If you don’t know anything about me, the first thing you should know is that I’m no athlete. I’m basically whatever the opposite of an athlete is and I seriously don’t understand why anyone would actually voluntarily go to the gym.
Putting that aside, over the past few months I have grown into a literal couch potato. Since I work remotely from home, my form of exercise is typing on my laptop, going to the kitchen to get coffee, and coming back downstairs to work some more.
When I was little and dreamt of being a writer, I always pictured myself looking really carefree and dreamy, kind of like how Carrie Bradshaw always looks. I really wanted to embody those artsy and effortlessly cool writers who would look so content, just casually sipping their five dollar lattes like it was no big deal. Unfortunately, that’s not how I turned out.
I literally work in my pajamas, in mismatched socks and sometimes with a stain on my shirt just to switch things up. My parents are always really excited when I turn up not looking like a homeless person for dinner, so I guess they noticed my behavior before even I did. Watching months go by of me slowly turning into a sloth really freaked my mom out, so my parents decided to take matters into their own hands.
Can you guess what I found in my Christmas stocking? A spin class certificate.
It was worth over ten weeks of exercise. I remember feeling mildly annoyed and defensive about how I spent my weekdays, and immediately wanted to launch into a rant about how mind exercise is still exercise. But I know they were just doing their job in order to not have their daughter literally morph into a hermit.
Then the fateful day came. My sister and I put on our exercise outfits and sneakers (that we never use), and marched into class with eyes of determined and enthusiastic kindergarteners.
45 minutes later when the class was finally over, I ran outside in the 30 degree weather, covered my mouth with my hands, and tried as hard as I could not to vomit. My sister’s face had gone from powerful in the first minute of class, to now looking like she had just gotten run over by a truck. We both climbed into our car with just our heavy and winded breaths filling the silence and I vowed to never let myself go through that hell ever again.
Except we did. A week later.
I told myself that it would get better. That it’s just cycling, how hard could it be? Except that week we had a new instructor. And he wanted us to lift weights WHILE we were cycling. I was convinced he was on something harder and more potent than just endorphins.

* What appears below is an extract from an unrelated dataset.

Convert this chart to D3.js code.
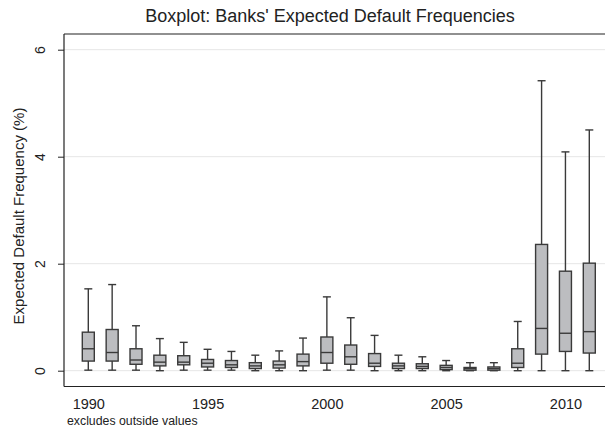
<!DOCTYPE html>
<html>
<head>
<meta charset="utf-8">
<script src="https://cdn.jsdelivr.net/npm/d3@7"></script>
<style>
  body { margin: 0; background: #fff; }
  svg { display: block; font-family: "Liberation Sans", Arial, sans-serif; }
  .grid line { stroke: #e6e6e6; }
  .box { fill: #bcbdc0; stroke: #3a3a3a; stroke-width: 1.4; }
  .whisk { stroke: #3a3a3a; stroke-width: 1.4; }
</style>
</head>
<body>
<div id="chart"></div>
<script>
// per-year box stats (EDF, %)
var years = d3.range(1990, 2012);
var lowerW = [0.01, 0.01, 0.01, 0.0, 0.01, 0.01, 0.01, 0.0, 0.0, 0.0, 0.01, 0.01, 0.0, 0.0, 0.0, 0.0, 0.0, 0.0, 0.0, 0.0, 0.0, 0.0];
var q1     = [0.18, 0.18, 0.12, 0.09, 0.11, 0.07, 0.06, 0.04, 0.05, 0.09, 0.14, 0.12, 0.08, 0.04, 0.04, 0.02, 0.01, 0.01, 0.06, 0.31, 0.36, 0.33];
var median = [0.41, 0.34, 0.20, 0.16, 0.16, 0.14, 0.11, 0.09, 0.11, 0.17, 0.34, 0.26, 0.14, 0.09, 0.08, 0.06, 0.04, 0.04, 0.14, 0.79, 0.70, 0.73];
var q3     = [0.72, 0.77, 0.41, 0.29, 0.28, 0.21, 0.19, 0.15, 0.18, 0.31, 0.63, 0.48, 0.32, 0.14, 0.13, 0.10, 0.06, 0.07, 0.41, 2.36, 1.86, 2.01];
var upperW = [1.53, 1.61, 0.84, 0.60, 0.53, 0.40, 0.36, 0.29, 0.37, 0.61, 1.38, 0.99, 0.66, 0.29, 0.26, 0.19, 0.15, 0.15, 0.92, 5.42, 4.09, 4.50];
var yTicks = [0, 2, 4, 6];
var xTickLabels = [1990, 1995, 2000, 2005, 2010];

var data = years.map(function(yr, i) {
  return {year: yr, lo: lowerW[i], q1: q1[i], med: median[i], q3: q3[i], hi: upperW[i]};
});

var W = 605, H = 428;
var plot = {left: 64, right: 605, top: 34, bottom: 386.5};

var svg = d3.select('#chart').append('svg')
  .attr('width', W).attr('height', H);

var y = d3.scaleLinear().domain([0, 6]).range([370.7, 49.7]);
var x = d3.scalePoint().domain(years).range([88.3, 589.3]);
var boxW = 12, capW = 8;

// gridlines
svg.append('g').attr('class', 'grid')
  .selectAll('line').data(yTicks).enter().append('line')
  .attr('x1', plot.left).attr('x2', plot.right)
  .attr('y1', function(d) { return y(d); })
  .attr('y2', function(d) { return y(d); });

// frame: top and bottom lines, y axis
svg.append('line').attr('x1', plot.left).attr('x2', plot.right)
  .attr('y1', plot.top).attr('y2', plot.top)
  .attr('stroke', '#222').attr('stroke-width', 1.2);
svg.append('line').attr('x1', plot.left).attr('x2', plot.right)
  .attr('y1', plot.bottom).attr('y2', plot.bottom)
  .attr('stroke', '#222').attr('stroke-width', 1.2);

var yAxis = d3.axisLeft(y).tickValues(yTicks).tickFormat(d3.format('d')).tickSize(6);
var gy = svg.append('g')
  .attr('transform', 'translate(' + plot.left + ',0)')
  .call(yAxis);
gy.select('.domain').remove();
gy.append('line').attr('y1', plot.top).attr('y2', plot.bottom)
  .attr('stroke', '#222').attr('stroke-width', 1.2);
gy.selectAll('.tick line').attr('stroke', '#222');
// rotated tick labels, baseline at x = 45
gy.selectAll('.tick text')
  .attr('font-size', 14).attr('fill', '#222')
  .attr('text-anchor', 'middle')
  .attr('x', 0).attr('y', 0).attr('dy', 0)
  .attr('transform', 'translate(-19,0) rotate(-90)');

// x labels (no tick marks)
var xAxis = d3.axisBottom(x).tickValues(xTickLabels).tickSize(0).tickPadding(12);
var gx = svg.append('g')
  .attr('transform', 'translate(0,' + plot.bottom + ')')
  .call(xAxis);
gx.select('.domain').remove();
gx.selectAll('.tick text').attr('font-size', 14.5).attr('fill', '#222');

// boxes
var b = svg.append('g').selectAll('.bx').data(data).enter().append('g').attr('class', 'bx');

b.append('line').attr('class', 'whisk')
  .attr('x1', function(d) { return x(d.year); }).attr('x2', function(d) { return x(d.year); })
  .attr('y1', function(d) { return y(d.hi); }).attr('y2', function(d) { return y(d.q3); });
b.append('line').attr('class', 'whisk')
  .attr('x1', function(d) { return x(d.year); }).attr('x2', function(d) { return x(d.year); })
  .attr('y1', function(d) { return y(d.q1); }).attr('y2', function(d) { return y(d.lo); });
b.append('line').attr('class', 'whisk')
  .attr('x1', function(d) { return x(d.year) - capW / 2; }).attr('x2', function(d) { return x(d.year) + capW / 2; })
  .attr('y1', function(d) { return y(d.hi); }).attr('y2', function(d) { return y(d.hi); });
b.append('line').attr('class', 'whisk')
  .attr('x1', function(d) { return x(d.year) - capW / 2; }).attr('x2', function(d) { return x(d.year) + capW / 2; })
  .attr('y1', function(d) { return y(d.lo); }).attr('y2', function(d) { return y(d.lo); });
b.append('rect').attr('class', 'box')
  .attr('x', function(d) { return x(d.year) - boxW / 2; })
  .attr('width', boxW)
  .attr('y', function(d) { return y(d.q3); })
  .attr('height', function(d) { return y(d.q1) - y(d.q3); });
b.append('line').attr('class', 'whisk')
  .attr('x1', function(d) { return x(d.year) - boxW / 2; }).attr('x2', function(d) { return x(d.year) + boxW / 2; })
  .attr('y1', function(d) { return y(d.med); }).attr('y2', function(d) { return y(d.med); });

// titles
svg.append('text')
  .attr('x', 330).attr('y', 22)
  .attr('text-anchor', 'middle')
  .attr('font-size', 18).attr('fill', '#222')
  .text("Boxplot: Banks' Expected Default Frequencies");

svg.append('text')
  .attr('transform', 'translate(24,216) rotate(-90)')
  .attr('text-anchor', 'middle')
  .attr('font-size', 15).attr('fill', '#222')
  .text('Expected Default Frequency (%)');

svg.append('text')
  .attr('x', 67).attr('y', 425)
  .attr('font-size', 12.3).attr('fill', '#222')
  .text('excludes outside values');
</script>
</body>
</html>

45 minutes later, covered in sweat and with waves of nausea hitting me like a hurricane, I turned to the mirror and immediately could tell something was wrong. All of a sudden I noticed red bumps breaking out across my face, and rapidly moving downwards towards my chest and stomach.
So, yeah. My whole entire body broke out in hives. From a 45 minutes cycling class.
Of course, I didn’t die from the hives or from the exercise. I kind of felt nice once I used my inhaler multiple times and chugged bottles of water to not faint from the heat.
I did it. I tried it. To make my parents happy and in desperate hopes that I would somehow fall in love with it. But, that’s kind of like asking me to like Donald Trump, which will 100% never happen.
But I did try. And that’s something. Even if it’s a small something.
Apologies to my parents but, for now, I’ll stay content, hibernating and eating as many cookies as I want. I’ll stay doing me, until scientists can come up with a way to burn calories without having to do anything at all.